Hey, with the Christmas a few days away, a little predictable disclaimer first; a pet is for life, not just for Christmas. Indeed, many dog behaviour experts advise against getting a puppy for Christmas, especially giving one as a gift, as like many toys, kids soon get bored of their new canine friend. And on to the proverbial scrap heap it goes.
However, if you’ve been given a dog, or have happened to buy one close to Christmas, then hopefully you’re wondering what you need to do next to keep your new pet happy and safe. With this in mind, here are 5 IDEAL things to do if you’re getting a dog for Christmas.
MAKE IT A LOW KEY CHRISTMAS
While the dog is settling, try not to have big crowds around the house or a hearty, enthusiastic New Year celebration. Dogs can be sensitive in new settings, so a Christmas day full of dozens of kids and adults passing them around may be too much for the pup. Follow the PDSA’s advice on taking care of pets at Christmas and keep them away from table scraps and poisonous plants, too.
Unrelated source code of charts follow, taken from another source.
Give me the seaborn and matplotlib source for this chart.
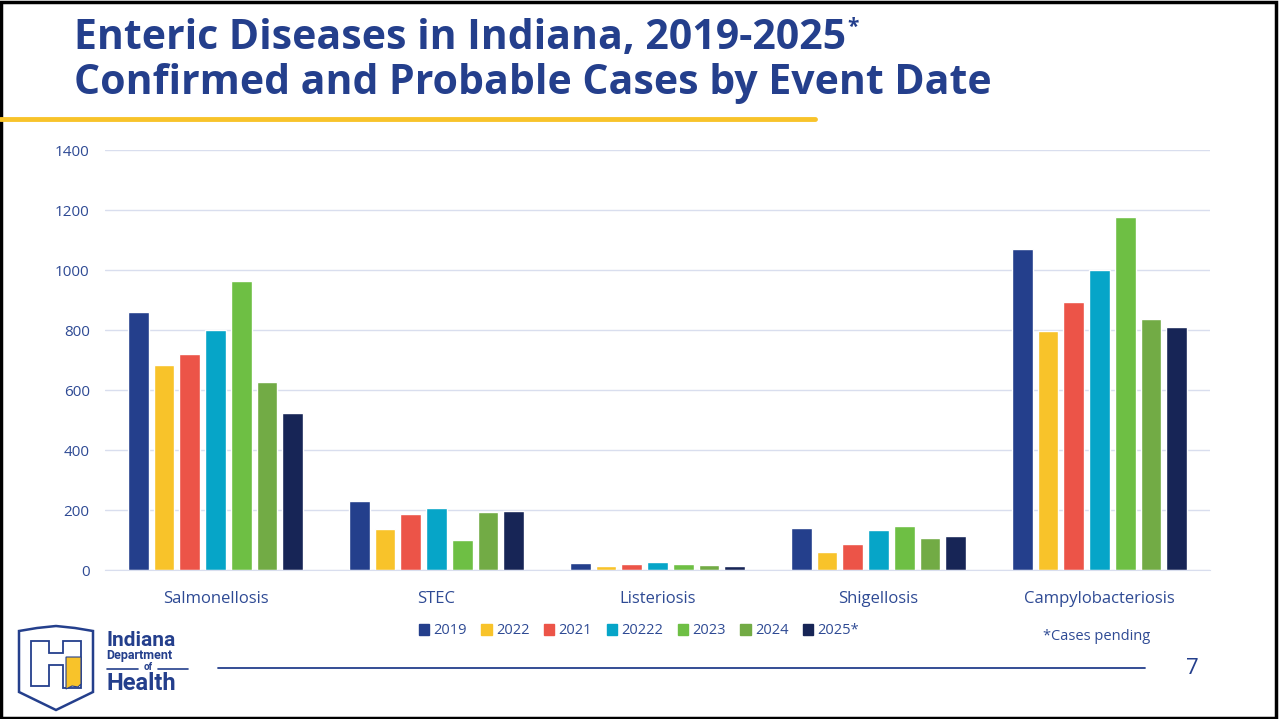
import numpy as np
import pandas as pd
import matplotlib
matplotlib.use('Agg')
import matplotlib.pyplot as plt
import seaborn as sns
from matplotlib.patches import Polygon, Rectangle
from matplotlib.lines import Line2D

diseases = ['Salmonellosis', 'STEC', 'Listeriosis', 'Shigellosis', 'Campylobacteriosis']
years = ['2019', '2022', '2021', '20222', '2023', '2024', '2025*']
cases_2019  = [859, 231, 23, 140, 1071]
cases_2022  = [683, 137, 14, 61, 798]
cases_2021  = [720, 187, 20, 88, 894]
cases_20222 = [799, 208, 27, 132, 1001]
cases_2023  = [963, 99, 19, 148, 1176]
cases_2024  = [626, 193, 17, 108, 837]
cases_2025  = [522, 196, 12, 112, 809]
colors = ['#243F8C', '#F8C32A', '#EC5448', '#06A5C8', '#6EBF44', '#72AB45', '#172556']

series = [cases_2019, cases_2022, cases_2021, cases_20222, cases_2023, cases_2024, cases_2025]
rows = []
for yr, vals in zip(years, series):
    for d, v in zip(diseases, vals):
        rows.append({'Disease': d, 'Year': yr, 'Cases': v})
df = pd.DataFrame(rows)

W, H = 1279, 719
sns.set_style('white')
plt.rcParams['font.family'] = ['Open Sans', 'DejaVu Sans']
fig = plt.figure(figsize=(W/100, H/100), dpi=100)
fig.patch.set_facecolor('white')

def px(x, y):
    return (x / W, 1 - y / H)

navy = '#243F8C'
txt = '#2E4A94'

ax = fig.add_axes([105/W, 1 - 570/H, (1210-105)/W, (570-150)/H])
sns.barplot(data=df, x='Disease', y='Cases', hue='Year', order=diseases, hue_order=years,
            palette=colors, width=0.815, gap=0.2, saturation=1, ax=ax, legend=False)
ax.set_ylim(0, 1400)
ax.set_yticks(range(0, 1401, 200))
ax.grid(axis='y', color='#D9DEEE', linewidth=1)
ax.set_axisbelow(True)
for s in ['top', 'right', 'left']:
    ax.spines[s].set_visible(False)
ax.spines['bottom'].set_color('#D9DEEE')
ax.tick_params(axis='both', length=0, labelcolor=txt, labelsize=11)
ax.tick_params(axis='y', pad=11)
ax.tick_params(axis='x', pad=15, labelsize=12)
ax.set_xlabel('')
ax.set_ylabel('')

# legend
handles = [Rectangle((0, 0), 1, 1, color=c) for c in colors]
fig.legend(handles, years, loc='center', bbox_to_anchor=px(639, 631), ncol=7, frameon=False,
           fontsize=10.5, labelcolor=txt, handlelength=0.7, handleheight=0.7,
           handletextpad=0.3, columnspacing=1.0)

# title
fig.text(*px(74, 38), 'Enteric Diseases in Indiana, 2019-2025', fontsize=29.5, fontweight='bold',
         color=navy, va='center', ha='left')
fig.text(*px(847, 27), '*', fontsize=15, fontweight='bold', color=navy,
         va='center', ha='left')
fig.text(*px(74, 83), 'Confirmed and Probable Cases by Event Date', fontsize=29.5, fontweight='bold',
         color=navy, va='center', ha='left')
fig.add_artist(Line2D([0, 815/W], [1 - 119/H] * 2, color='#F8C32A', linewidth=3.5))

# footer
fig.add_artist(Line2D([218/W, 1145/W], [1 - 668/H] * 2, color=navy, linewidth=1.3))
fig.text(*px(1192, 668), '7', fontsize=16, color=navy, ha='center', va='center')
fig.text(*px(1097, 636), '*Cases pending', fontsize=10.5, color=txt, ha='center', va='center')

# logo
def poly(pts, **kw):
    p = Polygon([px(x, y) for x, y in pts], closed=True, transform=fig.transFigure, **kw)
    fig.add_artist(p)

shield = [(19, 631), (37, 628), (56, 626), (75, 628), (93, 631), (93, 692), (56, 710), (19, 692)]
poly(shield, facecolor='white', edgecolor=navy, linewidth=1.8)
hshape = [(31, 641), (49, 641), (49, 653), (63, 653), (63, 641), (81, 641), (81, 688),
          (63, 688), (63, 665), (49, 665), (49, 686), (31, 686)]
poly(hshape, facecolor='white', edgecolor=navy, linewidth=1.3)
indiana = [(66, 657), (81, 657), (81, 684), (78, 687), (72, 686), (66, 689)]
poly(indiana, facecolor='#F8C32A', edgecolor=navy, linewidth=0.8)

fig.text(*px(106, 640), 'Indiana', fontsize=15, fontweight='bold', color=navy, family='Roboto',
         va='center', ha='left')
fig.text(*px(106, 656), 'Department', fontsize=9, fontweight='bold', color=navy, family='Roboto',
         va='center', ha='left')
fig.text(*px(148, 667), 'of', fontsize=7, fontweight='bold', color=navy, family='Roboto',
         va='center', ha='center')
fig.add_artist(Line2D([107/W, 138/W], [1 - 669/H] * 2, color=navy, linewidth=1.2))
fig.add_artist(Line2D([158/W, 188/W], [1 - 669/H] * 2, color=navy, linewidth=1.2))
fig.text(*px(106, 684), 'Health', fontsize=17, fontweight='bold', color=navy, family='Roboto',
         va='center', ha='left')

# slide border
fig.add_artist(Rectangle((0.001, 0.002), 0.997, 0.995, transform=fig.transFigure, fill=False,
                         edgecolor='black', linewidth=2.5))

fig.savefig('out.png', dpi=100)
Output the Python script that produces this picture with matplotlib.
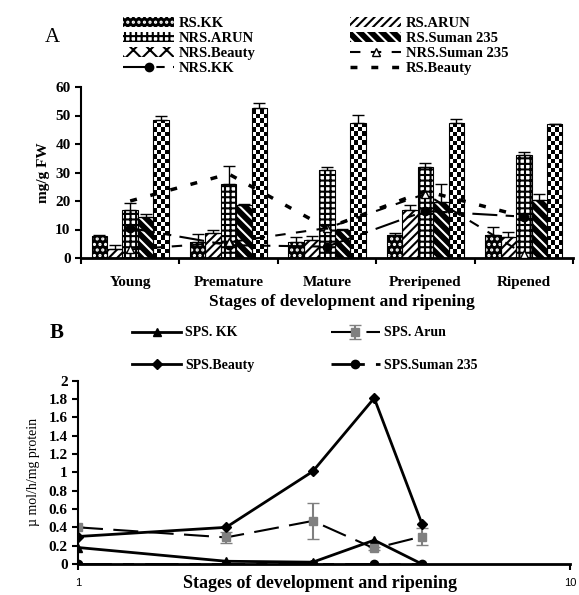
import numpy as np
import matplotlib
matplotlib.use("Agg")
import matplotlib.pyplot as plt

plt.rcParams['font.family'] = ['Liberation Serif', 'DejaVu Serif']
plt.rcParams['hatch.linewidth'] = 1.5

# Panel A data
stages = ['Young', 'Premature', 'Mature', 'Preripened', 'Ripened']
rs_kk = [7.7, 5.7, 5.7, 8.0, 8.0]
rs_arun = [3.3, 8.7, 6.3, 16.8, 7.3]
nrs_arun = [16.8, 25.8, 31.0, 31.8, 36.3]
rs_suman = [14.3, 18.5, 9.8, 19.7, 20.2]
nrs_beauty = [48.3, 52.5, 47.5, 47.3, 47.0]
rs_kk_err = [0.5, 2.7, 1.6, 0.7, 3.0]
rs_arun_err = [1.2, 1.1, 1.4, 1.7, 1.7]
nrs_arun_err = [2.5, 6.6, 0.8, 1.4, 1.0]
rs_suman_err = [1.0, 0.5, 0.5, 6.3, 2.4]
nrs_beauty_err = [1.7, 1.8, 2.7, 1.6, 0.0]
nrs_kk = [10.5, 4.5, 4.0, 16.5, 14.5]
nrs_suman = [3.0, 5.5, 10.5, 22.5, 1.5]
rs_beauty = [20.0, 29.5, 10.5, 23.5, 14.5]

# Panel B data
sps_x = [1, 2, 3, 4, 5]
sps_kk = [0.18, 0.03, 0.02, 0.26, 0.0]
sps_arun = [0.40, 0.29, 0.47, 0.17, 0.30]
sps_arun_err = [0.0, 0.06, 0.20, 0.02, 0.09]
sps_beauty = [0.30, 0.40, 1.01, 1.81, 0.44]
sps_suman = [0.0, 0.0, 0.0, 0.0, 0.0]

fig = plt.figure(figsize=(5.79, 5.95), dpi=100)

# ---------------- Panel A ----------------
ax = fig.add_axes([81/579, 1-258/595, 492/579, 171/595])
x = np.arange(len(stages))
w = 0.157

bar_series = [
    (rs_kk, rs_kk_err, 'RS.KK', 'black', 'white', '...'),
    (rs_arun, rs_arun_err, 'RS.ARUN', 'white', 'black', '////'),
    (nrs_arun, nrs_arun_err, 'NRS.ARUN', 'white', 'black', '+++'),
    (rs_suman, rs_suman_err, 'RS.Suman 235', 'black', 'white', '\\\\\\'),
    (nrs_beauty, nrs_beauty_err, 'NRS.Beauty', 'white', 'black', 'xx'),
]
handles = {}
for i, (vals, errs, name, face, hcol, hatch) in enumerate(bar_series):
    pos = x + (i - 2) * w
    b = ax.bar(pos, vals, w, facecolor=face, edgecolor=hcol, hatch=hatch,
               linewidth=0, label=name, zorder=2)
    ax.bar(pos, vals, w, fill=False, edgecolor='black', linewidth=0.8, zorder=3)
    ax.errorbar(pos, vals, yerr=[np.zeros(len(errs)), errs], fmt='none',
                ecolor='black', elinewidth=1, capsize=4, zorder=4)
    handles[name] = b

# checkerboard fill for the NRS.Beauty bars
cell = 4.5  # pixels
for rect in handles['NRS.Beauty']:
    x0, bw, bh = rect.get_x(), rect.get_width(), rect.get_height()
    nrows = max(1, int(np.ceil(bh * 2.85 / cell)))
    board = np.indices((nrows, 4)).sum(axis=0) % 2
    im = ax.imshow(board, extent=(x0, x0 + bw, 0, nrows * cell / 2.85), cmap='gray',
                   interpolation='nearest', aspect='auto', origin='lower', zorder=2.5)
    im.set_clip_path(rect)

l1, = ax.plot(x, nrs_kk, color='black', lw=1.5, dashes=(12, 4, 4, 4),
              marker='o', ms=6, label='NRS.KK', zorder=5)
l2, = ax.plot(x, nrs_suman, color='black', lw=1.5, dashes=(5, 5),
              marker='^', ms=6, mfc='white', mec='black', label='NRS.Suman 235', zorder=5)
l3, = ax.plot(x, rs_beauty, color='black', lw=2.5, dashes=(2, 4),
              label='RS.Beauty', zorder=5)

ax.set_xlim(-0.5, 4.5)
ax.set_ylim(0, 60)
ax.set_yticks(range(0, 61, 10))
ax.set_xticks(np.arange(-0.5, 5, 1.0))
ax.set_xticklabels([])
ax.tick_params(axis='x', direction='out', length=4, width=1.5)
ax.tick_params(axis='y', direction='out', length=4, width=1.5, labelsize=11)
for t in ax.get_yticklabels():
    t.set_fontweight('bold')
for i, s in enumerate(stages):
    ax.text(i, -6.3, s, ha='center', va='top', fontsize=11, fontweight='bold')
ax.text(2.15, -12.8, 'Stages of development and ripening', ha='center', va='top',
        fontsize=12.5, fontweight='bold')
ax.set_ylabel('mg/g FW', fontsize=11, fontweight='bold', labelpad=4)
for s in ['top', 'right']:
    ax.spines[s].set_visible(False)
ax.spines['left'].set_linewidth(1.5)
ax.spines['bottom'].set_linewidth(2)

order = [handles['RS.KK'], handles['NRS.ARUN'], handles['NRS.Beauty'], l1,
         handles['RS.ARUN'], handles['RS.Suman 235'], l2, l3]
labs = ['RS.KK', 'NRS.ARUN', 'NRS.Beauty', 'NRS.KK',
        'RS.ARUN', 'RS.Suman 235', 'NRS.Suman 235', 'RS.Beauty']
fig.legend(order, labs, loc='upper left', bbox_to_anchor=(110/579, 1-4/595),
           ncol=2, frameon=False, handlelength=3.5, handleheight=0.7,
           labelspacing=0.12, columnspacing=6.5, handletextpad=0.3,
           prop={'weight': 'bold', 'size': 10.5})
fig.text(52/579, 1-37/595, 'A', ha='center', va='center', fontsize=15)

# ---------------- Panel B ----------------
bx = fig.add_axes([78/579, 1-564/595, 492/579, 183.3/595])
k1, = bx.plot(sps_x, sps_kk, color='black', lw=2, marker='^', ms=6, label='SPS. KK')
k2 = bx.errorbar(sps_x, sps_arun, yerr=sps_arun_err, color='black', lw=1.5,
                 dashes=(12, 5), marker='s', ms=6, mfc='#808080', mec='#808080',
                 ecolor='#808080', capsize=4, label='SPS. Arun')
k3, = bx.plot(sps_x, sps_beauty, color='black', lw=2, marker='D', ms=5, label='SPS.Beauty')
k4, = bx.plot(sps_x, sps_suman, color='black', lw=2, dashes=(12, 4, 4, 4),
              marker='o', ms=6, label='SPS.Suman 235')
bx.set_xscale('log')
bx.set_xlim(1, 10)
bx.set_ylim(0, 2)
bx.set_xticks([1, 10])
bx.set_xticklabels(['1', '10'], family='Liberation Sans', fontsize=8)
bx.xaxis.set_minor_locator(matplotlib.ticker.NullLocator())
bx.set_yticks(np.arange(0, 2.01, 0.2))
bx.set_yticklabels(['0', '0.2', '0.4', '0.6', '0.8', '1', '1.2', '1.4', '1.6', '1.8', '2'],
                   fontweight='bold', fontsize=11)
bx.tick_params(axis='both', direction='out', length=4, width=1.5)
bx.tick_params(axis='x', pad=6)
for s in ['top', 'right']:
    bx.spines[s].set_visible(False)
bx.spines['left'].set_linewidth(1.5)
bx.spines['bottom'].set_linewidth(2)
bx.set_ylabel('\u00b5 mol/h/mg protein', fontsize=10, labelpad=6)
fig.text(320/579, 1-584/595, 'Stages of development and ripening', ha='center',
         va='center', fontsize=13, fontweight='bold')
fig.legend([k1, k3, k2, k4], ['SPS. KK', 'SPS.Beauty', 'SPS. Arun', 'SPS.Suman 235'],
           loc='upper left', bbox_to_anchor=(120/579, 1-314/595), ncol=2,
           frameon=False, handlelength=3.5, labelspacing=1.4, columnspacing=5.5,
           handletextpad=0.3, prop={'weight': 'bold', 'size': 10})
fig.text(57/579, 1-333/595, 'B', ha='center', va='center', fontsize=15, fontweight='bold')

fig.savefig('out.png', dpi=100)
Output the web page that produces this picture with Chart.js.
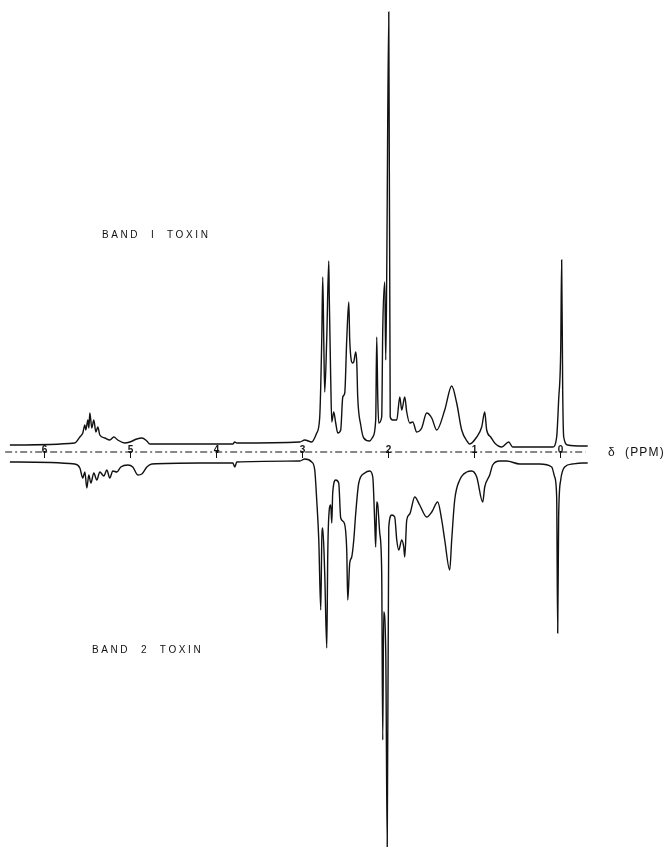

ENROL THEM IN AN OBEDIENCE CLASS
Encouraging good behaviour in your puppy will help them grow into a happy, obedient dog. As soon as the dog arrives, look for some local puppy classes where they can socialise around other dogs and start learning some basic commands. Dogs that are untrained will often end up with negative behaviours, such as destroying your home, so learn how to keep them under control while they’re still young.
GET THEM CHECKED BY A VET
Don’t wait until your dog is sick to take them for their first vet’s visit. You should get them registered with a local practice and take them in for a check-up. Some dogs from breeders can have certain medical issues that your vet will need to check for, and they’ll need their first puppy vaccinations. Some dogs, especially those from rescues, will already have their first jabs, but they may need a booster.
NEUTER OR SPRAY
You can also discuss neutering or spaying your dog at your appointment. The best time to spay or neuter will often depend on the breed of the dog, and while some vets will do it as young as eight weeks, others prefer to wait until the dog is six months, especially for large breed dogs. Your vet will be able to recommend what’s right for your dog.
GIVE THEM THEIR OWN SPACE
When dogs get overwhelmed or upset, they like to retreat to their own space, usually somewhere that feels enclosed, like a crate. When they’re in this space, it’s important for you and your children not to disturb them, or they may become upset. Get them a space set up before they arrive, especially since the New Year brings big noisy firework displays, which can upset even boisterous dogs.